At Christmas time, they would take an offering from the ladies who would give out of their meager earnings. They would buy presents and then take them to the homeless on the streets that they knew saying, “This is a Christmas gift for you to remind you that there is still hope and there’s a Savior who can save you.” Last Christmas Eve, they pulled into a gas station to fill up the house van and two police officers were there. He recognized one of the girls in the van and walked over and said to her, “What are you doing here? I thought you were dead.” He recognized another and then another and said, to all of them, “I thought you all were dead”! He called his partner over and showed him the women saying, “They’re alive!” And in truth, they were dead, dead in their sins but now they were alive in a Savior who was born as a babe 2000 years ago. This I know: all of us need to be saved from something and this Jesus came to save you. This is why you can’t box Christmas up until next Thanksgiving because you’re going to need this Savior and the grace he has to offer again and again and again.
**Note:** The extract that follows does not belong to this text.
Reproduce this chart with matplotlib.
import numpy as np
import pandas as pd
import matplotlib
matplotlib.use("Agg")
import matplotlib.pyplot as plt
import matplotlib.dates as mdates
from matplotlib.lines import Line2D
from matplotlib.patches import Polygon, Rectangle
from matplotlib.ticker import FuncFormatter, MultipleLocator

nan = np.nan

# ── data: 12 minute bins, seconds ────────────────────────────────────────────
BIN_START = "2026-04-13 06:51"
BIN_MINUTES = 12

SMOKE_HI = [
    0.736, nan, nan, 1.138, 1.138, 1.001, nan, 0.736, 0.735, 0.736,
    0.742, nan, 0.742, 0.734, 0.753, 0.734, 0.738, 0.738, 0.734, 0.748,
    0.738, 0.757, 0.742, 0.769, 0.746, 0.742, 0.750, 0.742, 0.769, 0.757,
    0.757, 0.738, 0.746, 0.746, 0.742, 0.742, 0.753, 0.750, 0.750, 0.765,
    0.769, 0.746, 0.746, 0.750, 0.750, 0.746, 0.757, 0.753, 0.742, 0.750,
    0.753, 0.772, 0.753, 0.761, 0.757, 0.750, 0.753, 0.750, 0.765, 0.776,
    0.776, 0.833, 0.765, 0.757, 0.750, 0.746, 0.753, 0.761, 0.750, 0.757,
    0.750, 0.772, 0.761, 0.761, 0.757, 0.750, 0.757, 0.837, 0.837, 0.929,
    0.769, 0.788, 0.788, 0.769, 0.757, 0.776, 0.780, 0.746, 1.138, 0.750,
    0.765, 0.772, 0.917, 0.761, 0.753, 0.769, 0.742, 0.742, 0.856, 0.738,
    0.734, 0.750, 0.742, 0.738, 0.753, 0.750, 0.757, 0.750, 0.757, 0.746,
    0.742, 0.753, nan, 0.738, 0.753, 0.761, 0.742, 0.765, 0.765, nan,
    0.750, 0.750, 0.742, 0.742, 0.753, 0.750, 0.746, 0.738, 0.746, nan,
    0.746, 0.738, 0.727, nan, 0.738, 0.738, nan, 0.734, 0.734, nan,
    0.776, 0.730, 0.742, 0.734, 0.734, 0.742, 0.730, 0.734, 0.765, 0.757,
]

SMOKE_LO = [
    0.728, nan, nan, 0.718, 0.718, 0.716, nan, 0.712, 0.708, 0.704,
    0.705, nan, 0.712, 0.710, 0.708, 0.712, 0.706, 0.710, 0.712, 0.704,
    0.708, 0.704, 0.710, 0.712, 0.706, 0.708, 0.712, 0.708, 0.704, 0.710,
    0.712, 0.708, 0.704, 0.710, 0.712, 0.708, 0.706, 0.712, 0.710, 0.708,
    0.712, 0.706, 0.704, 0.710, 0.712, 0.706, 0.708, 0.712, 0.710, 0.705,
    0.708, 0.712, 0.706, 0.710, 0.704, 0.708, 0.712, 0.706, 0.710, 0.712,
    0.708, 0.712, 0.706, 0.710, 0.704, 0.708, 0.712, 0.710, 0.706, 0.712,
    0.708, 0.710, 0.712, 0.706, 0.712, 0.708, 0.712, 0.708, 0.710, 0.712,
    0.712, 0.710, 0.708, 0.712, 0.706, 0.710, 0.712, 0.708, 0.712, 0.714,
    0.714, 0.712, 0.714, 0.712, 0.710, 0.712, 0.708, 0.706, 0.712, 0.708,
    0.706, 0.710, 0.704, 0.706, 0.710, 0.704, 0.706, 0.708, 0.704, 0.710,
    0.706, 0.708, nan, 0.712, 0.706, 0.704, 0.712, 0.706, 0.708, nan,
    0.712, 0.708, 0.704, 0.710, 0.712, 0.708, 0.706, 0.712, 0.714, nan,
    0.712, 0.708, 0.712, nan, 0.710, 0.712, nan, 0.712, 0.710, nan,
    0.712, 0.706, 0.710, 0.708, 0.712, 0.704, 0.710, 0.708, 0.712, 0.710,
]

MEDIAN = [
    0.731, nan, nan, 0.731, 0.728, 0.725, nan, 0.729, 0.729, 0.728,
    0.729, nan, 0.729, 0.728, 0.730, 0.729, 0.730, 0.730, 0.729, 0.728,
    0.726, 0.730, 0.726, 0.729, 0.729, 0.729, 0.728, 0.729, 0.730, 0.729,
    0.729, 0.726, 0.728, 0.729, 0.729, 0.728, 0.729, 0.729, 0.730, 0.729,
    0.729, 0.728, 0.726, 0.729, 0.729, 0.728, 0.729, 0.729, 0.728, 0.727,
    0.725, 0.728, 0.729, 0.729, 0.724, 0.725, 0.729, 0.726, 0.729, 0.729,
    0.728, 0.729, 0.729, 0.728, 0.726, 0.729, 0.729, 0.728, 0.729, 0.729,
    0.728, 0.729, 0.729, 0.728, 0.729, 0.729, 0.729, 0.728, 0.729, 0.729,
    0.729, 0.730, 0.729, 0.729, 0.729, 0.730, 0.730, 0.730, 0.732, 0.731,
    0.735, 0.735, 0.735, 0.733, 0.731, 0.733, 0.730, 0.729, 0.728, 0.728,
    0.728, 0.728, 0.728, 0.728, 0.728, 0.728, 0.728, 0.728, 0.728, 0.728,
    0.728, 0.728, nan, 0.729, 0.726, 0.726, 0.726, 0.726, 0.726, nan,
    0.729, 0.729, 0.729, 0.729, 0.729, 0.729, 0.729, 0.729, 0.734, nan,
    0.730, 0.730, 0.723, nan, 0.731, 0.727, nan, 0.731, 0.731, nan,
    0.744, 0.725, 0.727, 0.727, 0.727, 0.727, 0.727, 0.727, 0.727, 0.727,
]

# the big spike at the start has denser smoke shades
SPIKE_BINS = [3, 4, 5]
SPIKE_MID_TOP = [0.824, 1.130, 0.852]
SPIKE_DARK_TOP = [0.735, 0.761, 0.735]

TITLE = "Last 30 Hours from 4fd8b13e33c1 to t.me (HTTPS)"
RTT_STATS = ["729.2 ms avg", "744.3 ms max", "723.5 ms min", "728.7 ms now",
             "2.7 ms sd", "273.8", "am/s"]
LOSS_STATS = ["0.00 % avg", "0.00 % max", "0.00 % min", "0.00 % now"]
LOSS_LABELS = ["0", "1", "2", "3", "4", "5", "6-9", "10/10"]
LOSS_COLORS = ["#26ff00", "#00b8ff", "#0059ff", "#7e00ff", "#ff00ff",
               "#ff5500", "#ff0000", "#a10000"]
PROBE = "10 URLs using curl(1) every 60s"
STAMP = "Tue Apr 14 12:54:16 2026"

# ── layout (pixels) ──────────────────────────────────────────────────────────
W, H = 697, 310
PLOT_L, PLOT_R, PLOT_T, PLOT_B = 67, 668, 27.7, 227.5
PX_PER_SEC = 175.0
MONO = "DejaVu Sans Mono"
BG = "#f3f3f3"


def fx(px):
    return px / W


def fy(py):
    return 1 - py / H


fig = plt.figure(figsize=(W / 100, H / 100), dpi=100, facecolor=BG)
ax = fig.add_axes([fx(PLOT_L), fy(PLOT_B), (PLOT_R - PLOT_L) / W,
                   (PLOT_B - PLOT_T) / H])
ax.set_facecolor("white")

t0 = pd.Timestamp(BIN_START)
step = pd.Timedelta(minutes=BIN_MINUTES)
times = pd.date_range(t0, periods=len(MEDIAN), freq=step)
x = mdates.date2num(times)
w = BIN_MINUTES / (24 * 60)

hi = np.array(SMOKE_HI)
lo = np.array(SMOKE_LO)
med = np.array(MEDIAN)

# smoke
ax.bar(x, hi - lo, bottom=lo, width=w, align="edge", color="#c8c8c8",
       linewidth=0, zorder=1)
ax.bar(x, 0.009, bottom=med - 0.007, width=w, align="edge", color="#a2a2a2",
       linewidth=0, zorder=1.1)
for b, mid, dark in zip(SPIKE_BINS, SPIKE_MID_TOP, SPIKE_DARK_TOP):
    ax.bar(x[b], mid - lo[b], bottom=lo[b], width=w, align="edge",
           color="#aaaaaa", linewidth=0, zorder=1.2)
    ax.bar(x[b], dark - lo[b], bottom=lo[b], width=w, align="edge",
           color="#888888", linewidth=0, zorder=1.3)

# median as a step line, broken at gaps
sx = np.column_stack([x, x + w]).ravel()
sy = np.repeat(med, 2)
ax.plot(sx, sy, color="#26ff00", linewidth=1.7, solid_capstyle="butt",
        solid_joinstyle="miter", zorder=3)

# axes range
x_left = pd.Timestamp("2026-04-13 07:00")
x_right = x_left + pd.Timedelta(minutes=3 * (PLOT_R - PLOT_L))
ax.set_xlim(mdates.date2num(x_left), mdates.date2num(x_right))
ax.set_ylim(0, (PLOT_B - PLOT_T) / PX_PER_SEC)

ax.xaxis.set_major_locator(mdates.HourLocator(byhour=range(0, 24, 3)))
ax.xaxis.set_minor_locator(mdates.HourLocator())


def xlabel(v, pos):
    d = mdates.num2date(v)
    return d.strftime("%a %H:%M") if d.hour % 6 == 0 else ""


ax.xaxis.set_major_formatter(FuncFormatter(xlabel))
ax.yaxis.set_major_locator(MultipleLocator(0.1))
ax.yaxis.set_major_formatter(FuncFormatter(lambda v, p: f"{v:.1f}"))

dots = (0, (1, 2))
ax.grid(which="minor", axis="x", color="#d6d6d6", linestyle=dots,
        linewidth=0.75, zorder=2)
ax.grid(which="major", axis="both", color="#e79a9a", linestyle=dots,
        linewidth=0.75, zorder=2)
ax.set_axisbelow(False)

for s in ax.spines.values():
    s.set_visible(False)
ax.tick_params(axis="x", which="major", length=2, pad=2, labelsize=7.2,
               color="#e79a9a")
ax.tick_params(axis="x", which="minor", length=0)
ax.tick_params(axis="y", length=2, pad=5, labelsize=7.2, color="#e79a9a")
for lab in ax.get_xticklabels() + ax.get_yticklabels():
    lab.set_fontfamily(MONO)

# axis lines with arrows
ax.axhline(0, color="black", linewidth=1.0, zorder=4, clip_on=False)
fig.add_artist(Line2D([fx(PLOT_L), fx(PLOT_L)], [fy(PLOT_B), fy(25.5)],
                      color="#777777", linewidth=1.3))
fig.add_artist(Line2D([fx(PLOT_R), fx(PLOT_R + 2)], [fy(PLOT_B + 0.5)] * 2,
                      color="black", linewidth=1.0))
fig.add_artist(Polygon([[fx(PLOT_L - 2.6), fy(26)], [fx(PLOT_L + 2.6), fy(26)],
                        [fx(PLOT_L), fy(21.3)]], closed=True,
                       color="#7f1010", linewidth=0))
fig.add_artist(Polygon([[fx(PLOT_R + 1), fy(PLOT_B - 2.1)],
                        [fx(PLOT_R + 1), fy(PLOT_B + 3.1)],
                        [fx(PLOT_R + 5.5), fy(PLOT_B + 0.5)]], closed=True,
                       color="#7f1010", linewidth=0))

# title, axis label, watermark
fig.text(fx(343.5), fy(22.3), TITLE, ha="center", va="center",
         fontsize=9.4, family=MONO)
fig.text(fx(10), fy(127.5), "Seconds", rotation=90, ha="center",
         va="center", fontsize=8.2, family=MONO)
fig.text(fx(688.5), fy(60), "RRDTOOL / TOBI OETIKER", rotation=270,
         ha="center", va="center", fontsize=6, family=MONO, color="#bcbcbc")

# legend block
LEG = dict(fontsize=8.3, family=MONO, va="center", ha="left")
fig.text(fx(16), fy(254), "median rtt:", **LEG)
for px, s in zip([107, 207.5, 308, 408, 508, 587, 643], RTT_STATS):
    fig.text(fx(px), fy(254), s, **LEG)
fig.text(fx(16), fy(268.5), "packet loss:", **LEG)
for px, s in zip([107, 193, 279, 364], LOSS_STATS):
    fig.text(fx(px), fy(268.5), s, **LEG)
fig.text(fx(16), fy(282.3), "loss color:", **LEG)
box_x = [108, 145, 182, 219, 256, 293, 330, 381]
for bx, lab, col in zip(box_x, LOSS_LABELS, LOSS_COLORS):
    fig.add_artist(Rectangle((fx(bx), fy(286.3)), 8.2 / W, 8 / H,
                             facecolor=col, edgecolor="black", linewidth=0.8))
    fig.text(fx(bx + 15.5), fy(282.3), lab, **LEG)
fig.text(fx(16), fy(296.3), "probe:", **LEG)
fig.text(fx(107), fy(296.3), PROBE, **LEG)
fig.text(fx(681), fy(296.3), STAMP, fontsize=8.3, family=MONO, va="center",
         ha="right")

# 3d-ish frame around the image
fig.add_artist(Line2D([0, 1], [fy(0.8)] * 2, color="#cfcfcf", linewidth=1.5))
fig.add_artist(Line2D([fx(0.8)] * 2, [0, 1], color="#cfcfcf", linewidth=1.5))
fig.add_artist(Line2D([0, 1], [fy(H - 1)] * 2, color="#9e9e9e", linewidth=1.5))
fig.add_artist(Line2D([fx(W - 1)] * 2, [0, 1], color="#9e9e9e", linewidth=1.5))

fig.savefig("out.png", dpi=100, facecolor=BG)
Tonight, I want to encourage you to keep one decoration out this year as a reminder that Christmas is just the beginning. Display it in a prominent place as a reminder that the meaning and purpose of Christmas that God knows you and He knows the struggles, disappointments and pains of your life, that the hunger and thirst you feel in your heart and life can only be satisfied by the Bread of Life and the Living Water. And finally, God came to save you, to save you from yourself, from your struggles, your addictions, your bad habits and your sins. And in the Christ child, God’s love and hope is offered for you this night. Amen.